The Sound Of Darkness And Light
If there is one word often used about Sundfør’s music, it is “ethereal.” It is easy to understand why. Her voice can float above a song, giving even the most electronic arrangements a ghostly quality.
But “ethereal” only tells part of the story. Much of Sundfør’s work is also muscular, restless, and emotionally direct. She has a gift for turning private feeling into something vast. A song may begin with a delicate piano line, then expand into synths, strings, beats, and choral textures that feel almost cinematic.

That tension between intimacy and scale is a big part of her appeal. She does not simply add electronics to folk songs, or classical flourishes to pop songs. Instead, she builds worlds in which those things can exist together.
This is why her music often feels both Nordic and international. There are hints of landscape, darkness, and melancholy that many listeners associate with Scandinavian music, but there is also a strong connection to the wider art-pop tradition, from Kate Bush and Björk to Joni Mitchell, ABBA, Radiohead, and beyond.
Ten Love Songs And The International Breakthrough
For many listeners outside Norway, Ten Love Songs is the natural starting point.
Released in 2015, the album pushed Sundfør further into electronic pop without losing her sense of drama. It is full of synths, disco pulses, heartbreak, and grand emotional gestures.
Yet despite the title, this is not a simple collection of romantic pop songs. Love here is complicated, obsessive, euphoric, painful, and sometimes frightening.
“Fade Away” is one of the most immediate entry points, a sleek pop song with a sense of forward motion and emotional distance. “Delirious” is darker and more theatrical, twisting between beauty and unease. “Memorial”, at more than ten minutes, shows the scale of Sundfør’s ambition, moving from electronic pop into orchestral lament.
The album brought her significant attention in the UK and elsewhere, but it was not her only international doorway. Her collaborations with Röyksopp helped connect her with fans of Norwegian electronic music, while “Oblivion” with M83 placed her voice in a much broader cinematic context.
For anyone already interested in Nordic electronica, Röyksopp, or atmospheric synth-pop, Sundfør’s catalogue offers a natural next step.
A Change Of Direction
After the scale and intensity of Ten Love Songs, Sundfør could easily have continued further into glossy electronic pop. Instead, she turned inward.
Music for People in Trouble, released in 2017, marked a shift towards a more stripped-back sound. Guitars, folk textures, and space became more prominent. The songs felt less like huge pop constructions and more like intimate meditations on human uncertainty, nature, politics, and emotional survival.

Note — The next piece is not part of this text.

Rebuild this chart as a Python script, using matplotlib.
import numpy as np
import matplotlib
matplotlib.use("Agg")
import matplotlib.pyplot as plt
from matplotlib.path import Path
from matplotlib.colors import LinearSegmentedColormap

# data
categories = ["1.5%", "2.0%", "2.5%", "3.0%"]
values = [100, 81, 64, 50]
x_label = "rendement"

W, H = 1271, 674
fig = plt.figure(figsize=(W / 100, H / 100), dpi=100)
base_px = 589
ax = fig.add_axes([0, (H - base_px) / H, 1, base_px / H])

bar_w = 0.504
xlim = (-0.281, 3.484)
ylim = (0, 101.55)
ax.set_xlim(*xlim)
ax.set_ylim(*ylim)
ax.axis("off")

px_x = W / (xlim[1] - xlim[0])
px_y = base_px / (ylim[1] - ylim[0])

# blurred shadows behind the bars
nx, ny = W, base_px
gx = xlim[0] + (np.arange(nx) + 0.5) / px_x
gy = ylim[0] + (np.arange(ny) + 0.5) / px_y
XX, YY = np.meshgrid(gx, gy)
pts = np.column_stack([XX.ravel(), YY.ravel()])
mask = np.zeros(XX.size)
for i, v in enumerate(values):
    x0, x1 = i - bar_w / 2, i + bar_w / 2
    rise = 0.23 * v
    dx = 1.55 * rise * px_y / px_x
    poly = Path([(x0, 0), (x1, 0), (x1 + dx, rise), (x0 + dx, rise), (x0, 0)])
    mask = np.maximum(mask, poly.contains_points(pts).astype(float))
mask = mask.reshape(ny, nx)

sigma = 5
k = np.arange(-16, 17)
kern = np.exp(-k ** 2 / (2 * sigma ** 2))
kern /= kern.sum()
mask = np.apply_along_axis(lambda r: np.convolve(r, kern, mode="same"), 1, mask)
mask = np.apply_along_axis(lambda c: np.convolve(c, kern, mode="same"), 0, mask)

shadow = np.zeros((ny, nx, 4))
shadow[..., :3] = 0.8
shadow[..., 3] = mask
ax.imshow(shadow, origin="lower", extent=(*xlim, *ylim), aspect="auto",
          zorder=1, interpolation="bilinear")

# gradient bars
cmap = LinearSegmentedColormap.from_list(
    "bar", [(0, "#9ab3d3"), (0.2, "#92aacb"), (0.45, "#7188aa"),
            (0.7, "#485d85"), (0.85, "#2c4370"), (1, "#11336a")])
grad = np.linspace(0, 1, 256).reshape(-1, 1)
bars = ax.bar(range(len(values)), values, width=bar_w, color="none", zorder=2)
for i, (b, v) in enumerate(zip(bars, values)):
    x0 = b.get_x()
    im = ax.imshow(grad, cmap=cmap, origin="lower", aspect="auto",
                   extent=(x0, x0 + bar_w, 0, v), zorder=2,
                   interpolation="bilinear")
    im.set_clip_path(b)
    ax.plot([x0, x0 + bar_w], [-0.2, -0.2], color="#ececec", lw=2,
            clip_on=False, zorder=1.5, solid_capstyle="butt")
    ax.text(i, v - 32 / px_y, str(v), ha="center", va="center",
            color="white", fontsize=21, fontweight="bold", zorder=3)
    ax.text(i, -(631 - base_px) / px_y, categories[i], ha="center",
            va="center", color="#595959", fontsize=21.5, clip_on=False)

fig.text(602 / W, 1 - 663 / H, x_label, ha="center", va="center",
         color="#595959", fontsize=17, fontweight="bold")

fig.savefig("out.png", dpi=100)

It was not a rejection of her earlier work so much as another turn in the same restless journey. Sundfør has never seemed interested in repeating herself, even when a particular sound brings her acclaim.

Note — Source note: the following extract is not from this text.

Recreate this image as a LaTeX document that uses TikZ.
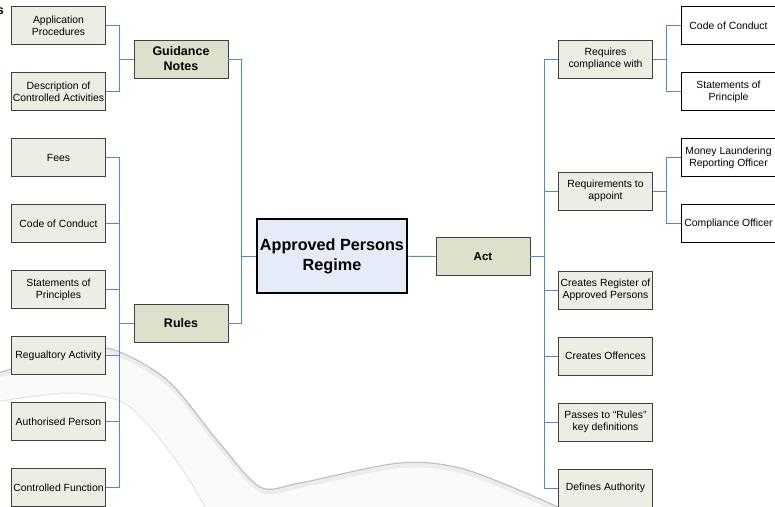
\documentclass[tikz,border=0pt]{standalone}
\usepackage{fontspec}
\setmainfont{Liberation Sans}
\usetikzlibrary{positioning}
\definecolor{linkblue}{RGB}{84, 134, 210}
\definecolor{leafgray}{RGB}{237, 237, 227}
\definecolor{branchgreen}{RGB}{221, 225, 203}
\definecolor{rootblue}{RGB}{229, 235, 247}
\definecolor{edgegray}{RGB}{64, 64, 64}

\begin{document}
\begin{tikzpicture}[
    x=1pt, y=-1pt,
    node distance=27.1pt,
    leaf/.style={rectangle, draw=edgegray, fill=leafgray, line width=0.9pt, minimum width=94pt,
                 minimum height=38pt, inner sep=1pt, align=center, font=\fontsize{10.4}{12}\selectfont},
    outer/.style={leaf, fill=white, draw=black},
    branch/.style={leaf, fill=branchgreen, font=\fontsize{12.5}{15}\selectfont\bfseries},
    root/.style={rectangle, draw=black, line width=2.6pt, fill=rootblue, minimum width=150pt,
                 minimum height=74pt, inner sep=0pt, align=center, font=\fontsize{16.2}{20}\selectfont\bfseries},
    link/.style={linkblue, line width=1pt}
]
    \useasboundingbox (0,0) rectangle (775,506);
    \clip (0,0) rectangle (775,506);

    % Swoosh in the background
    \fill[gray!4] plot[smooth] coordinates {(-5,374) (50,358) (107,348) (167,380) (217,440) (260,487) (300,483) (400,463) (467,470) (565,510)}
        -- (207,510) -- plot[smooth] coordinates {(207,510) (183,470) (150,427) (120,401) (67,393) (-5,402)} -- cycle;
    \draw[gray!15, line width=4pt] plot[smooth] coordinates {(-5,377) (50,361) (107,351) (167,383) (217,443) (260,490) (300,486) (400,466) (467,473) (565,513)};
    \draw[gray!50, line width=1.2pt] plot[smooth] coordinates {(-5,374) (50,358) (107,348) (167,380) (217,440) (260,487) (300,483) (400,463) (467,470) (565,510)};
    \draw[gray!22, line width=1pt] plot[smooth] coordinates {(207,510) (183,470) (150,427) (120,401) (67,393) (-5,402)};

    % Centre
    \node[root] (apr) at (332,256) {Approved Persons\\Regime};
    \node[branch, font=\fontsize{11.5}{14}\selectfont\bfseries] (act) at (483,256.5) {Act};
    \node[branch] (guid) at (181,59) {Guidance\\Notes};
    \node[branch] (rules) at (181,323) {Rules};
    \node[font=\fontsize{12.5}{15}\selectfont\bfseries, anchor=east, inner sep=0pt] (cut) at (4,11) {s};

    % Left leaves
    \node[leaf] (app) at (58.5,25.5) {Application\\Procedures};
    \node[leaf, below=of app] (desc) {Description of\\Controlled Activities};
    \node[leaf, below=of desc] (fees) {Fees};
    \node[leaf, below=of fees] (coc) {Code of Conduct};
    \node[leaf, below=of coc] (sop) {Statements of\\Principles};
    \node[leaf, below=of sop] (reg) {Regualtory Activity};
    \node[leaf, below=of reg] (auth) {Authorised Person};
    \node[leaf, below=of auth] (ctrl) {Controlled Function};

    % Right leaves
    \node[leaf] (req) at (605.5,59) {Requires\\compliance with};
    \node[leaf] (appoint) at (605.5,191) {Requirements to\\appoint};
    \node[leaf] (register) at (605.5,290) {Creates Register of\\Approved Persons};
    \node[leaf, below=of register] (offences) {Creates Offences};
    \node[leaf, below=of offences] (passes) {Passes to “Rules”\\key definitions};
    \node[leaf, below=of passes] (defines) {Defines Authority};

    % Outer leaves
    \node[outer] (coc2) at (728.5,25.5) {Code of Conduct};
    \node[outer, below=of coc2] (sop2) {Statements of\\Principle};
    \node[outer, below=of sop2] (mlro) {Money Laundering\\Reporting Officer};
    \node[outer, below=of mlro] (co) {Compliance Officer};

    % Links
    \foreach \kid in {app,desc} \draw[link] (guid.west) -- ++(-14,0) |- (\kid.east);
    \foreach \kid in {fees,coc,sop,reg,auth,ctrl} \draw[link] (rules.west) -- ++(-14,0) |- (\kid.east);
    \foreach \kid in {guid,rules} \draw[link] (apr.west) -- ++(-14,0) |- (\kid.east);
    \draw[link] (apr) -- (act);
    \foreach \kid in {req,appoint,register,offences,passes,defines} \draw[link] (act.east) -- ++(14,0) |- (\kid.west);
    \foreach \kid in {coc2,sop2} \draw[link] (req.east) -- ++(14,0) |- (\kid.west);
    \foreach \kid in {mlro,co} \draw[link] (appoint.east) -- ++(14,0) |- (\kid.west);
\end{tikzpicture}
\end{document}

That quality continued with Blómi, released in 2023. The album has a warmer, more organic feel than much of her earlier music, with elements of folk, soul, and chamber pop. It is also a more family-rooted and personal record, drawing on themes of memory, inheritance, language, and love.
For listeners who only know the icy electronics of Ten Love Songs, Blómi may come as a surprise. But in the wider context of her career, it makes sense. Sundfør has always been drawn to transformation.

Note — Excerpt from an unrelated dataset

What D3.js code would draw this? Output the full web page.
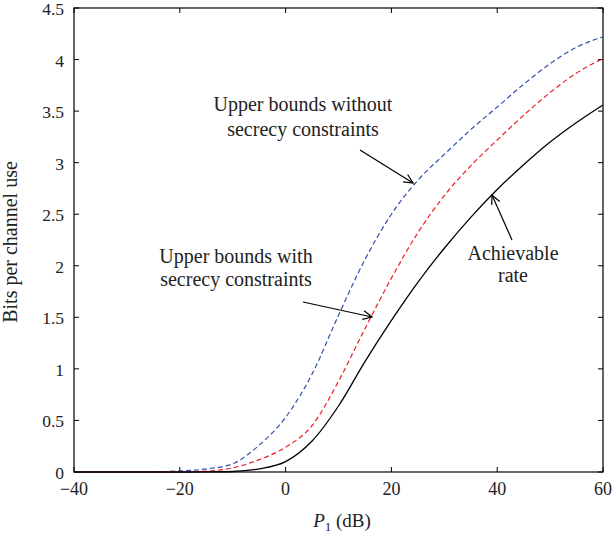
<!DOCTYPE html>
<html><head><meta charset="utf-8">
<script src="https://cdn.jsdelivr.net/npm/d3@7"></script>
<style>body{margin:0;background:#fff}svg{display:block}text{font-family:"Liberation Serif","DejaVu Serif",serif;fill:#222}</style>
</head><body><svg id="c" width="614" height="539"></svg>
<script>
const powerDb = [-40,-35,-30,-25,-20,-15,-10,-5,0,5,10,15,20,25,30,35,40,45,50,55,60];
const upperNoSecrecy = [0,0,0,0.002,0.01,0.03,0.08,0.26,0.53,0.95,1.52,2.06,2.50,2.83,3.08,3.32,3.54,3.76,3.96,4.12,4.22];
const upperSecrecy = [0,0,0,0,0.002,0.008,0.04,0.12,0.24,0.45,0.88,1.39,1.88,2.32,2.68,2.97,3.22,3.46,3.68,3.87,4.01];
const achievable = [0,0,0,0,0,0.001,0.005,0.03,0.10,0.30,0.64,1.07,1.47,1.84,2.17,2.47,2.74,2.98,3.20,3.39,3.56];
const xTicks = [-40,-20,0,20,40,60];
const yTicks = [0,0.5,1,1.5,2,2.5,3,3.5,4,4.5];

const svg = d3.select("#c");
const L=74,R=603,T=8,B=472;
const x = d3.scaleLinear().domain([-40,60]).range([L,R]);
const y = d3.scaleLinear().domain([0,4.5]).range([B,T]);
const fmt = d => d<0 ? "\u2212"+Math.abs(d) : String(d);

// frame
svg.append("rect").attr("x",L).attr("y",T).attr("width",R-L).attr("height",B-T)
  .attr("fill","none").attr("stroke","#000").attr("stroke-width",1.2);
// ticks
const tl=5;
const tk = svg.append("g").attr("stroke","#000").attr("stroke-width",1);
xTicks.forEach(v=>{
  tk.append("line").attr("x1",x(v)).attr("x2",x(v)).attr("y1",B).attr("y2",B-tl);
  tk.append("line").attr("x1",x(v)).attr("x2",x(v)).attr("y1",T).attr("y2",T+tl);
});
yTicks.forEach(v=>{
  tk.append("line").attr("y1",y(v)).attr("y2",y(v)).attr("x1",L).attr("x2",L+tl);
  tk.append("line").attr("y1",y(v)).attr("y2",y(v)).attr("x1",R).attr("x2",R-tl);
});
svg.append("g").selectAll("text").data(xTicks).join("text")
  .attr("x",d=>x(d)).attr("y",B+23).attr("text-anchor","middle").attr("font-size",18).text(fmt);
svg.append("g").selectAll("text").data(yTicks).join("text")
  .attr("x",L-10).attr("y",d=>y(d)+7).attr("text-anchor","end").attr("font-size",17.5).text(d=>String(d));

// axis labels
svg.append("text").attr("transform","translate(17,242) rotate(-90)").attr("text-anchor","middle")
  .attr("font-size",20).text("Bits per channel use");
const xl = svg.append("text").attr("x",342).attr("y",527).attr("text-anchor","middle").attr("font-size",19);
xl.append("tspan").attr("font-style","italic").text("P");
xl.append("tspan").attr("font-size",13).attr("dy",4).text("1");
xl.append("tspan").attr("dy",-4).text(" (dB)");

// curves
const line = vals => d3.line().x((d,i)=>x(powerDb[i])).y(d=>y(d)).curve(d3.curveMonotoneX)(vals);
svg.append("path").attr("d",line(upperNoSecrecy)).attr("fill","none").attr("stroke","#2f4fb0")
  .attr("stroke-width",1.2).attr("stroke-dasharray","5,3");
svg.append("path").attr("d",line(upperSecrecy)).attr("fill","none").attr("stroke","#ee1c25")
  .attr("stroke-width",1.2).attr("stroke-dasharray","5,3");
svg.append("path").attr("d",line(achievable)).attr("fill","none").attr("stroke","#000")
  .attr("stroke-width",1.3);

// annotations
function label(lines, cx, y0, dy){
  lines.forEach((t,i)=>svg.append("text").attr("x",cx).attr("y",y0+i*dy).attr("text-anchor","middle").attr("font-size",20).text(t));
}
label(["Upper bounds without","secrecy constraints"],303,111,25);
label(["Upper bounds with","secrecy constraints"],236,263,23);
label(["Achievable","rate"],513,260,22);
function arrow(x1,y1,x2,y2){
  svg.append("line").attr("x1",x1).attr("y1",y1).attr("x2",x2).attr("y2",y2).attr("stroke","#000").attr("stroke-width",1.2);
  const a=Math.atan2(y2-y1,x2-x1), h=10, w=0.45;
  const p=[[x2-h*Math.cos(a-w),y2-h*Math.sin(a-w)],[x2,y2],[x2-h*Math.cos(a+w),y2-h*Math.sin(a+w)]];
  svg.append("path").attr("d",d3.line()(p)).attr("fill","none").attr("stroke","#000").attr("stroke-width",1.2);
}
arrow(360,150,413,183);
arrow(303,302,372,317);
arrow(512,240,492,195);
</script></body></html>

Where To Start With Susanne Sundfør
If you are new to Susanne Sundfør, the best place to begin depends on what kind of music you already enjoy.
For the electronic art-pop side of her work, start with Ten Love Songs. It is bold, accessible, strange, and emotionally charged, with “Fade Away” and “Delirious” as obvious first listens.
For a darker and more atmospheric introduction, try The Silicone Veil, especially “White Foxes.” The album sits somewhere between synth-pop, myth, and modern Nordic melancholy.
For a more intimate side of Sundfør, listen to Music for People in Trouble. It is quieter, but no less ambitious.
For her more recent direction, try Blómi. It shows an artist still evolving, still searching, and still unwilling to be reduced to one sound.
And if you simply want one song that explains why so many people discovered her through electronic music, put on Röyksopp’s “Running to the Sea.”
Susanne Sundfør may not be Norway’s most internationally famous musician, but she is one of its most compelling. Her music rewards patience, repeat listening, and a willingness to follow an artist across changing landscapes.

Her music really has something from that sweet-melodious-synth ABBA sound. Tnx for the article and for the information. Her music is definitely my type of music.
She deserves a greater audience. Some of her music actually gives me the chills. Her new album is more fast-paced than some of her previous ones, My favourite song of her is still “The Brothel”, I think, it is so beautiful and the lyrics are haunting. That entire album is very good, better than her newest one IMO (even though this new sound fits her too).
Una de las mejores voces que hay en el panorama musical internacional.
Todas sus colaboraciones con otros artistas son dignas de tener muy en cuenta.
Con una voz y unas grabaciones impecables y esa forma de transmitir tan limpia.
Desde sus colaboraciones con Röyksopp a su ultimo trabajo en solitario todo tan brillante y limpio. Pop electronico, instrumentos clásicos y sobre todo, esa gran voz.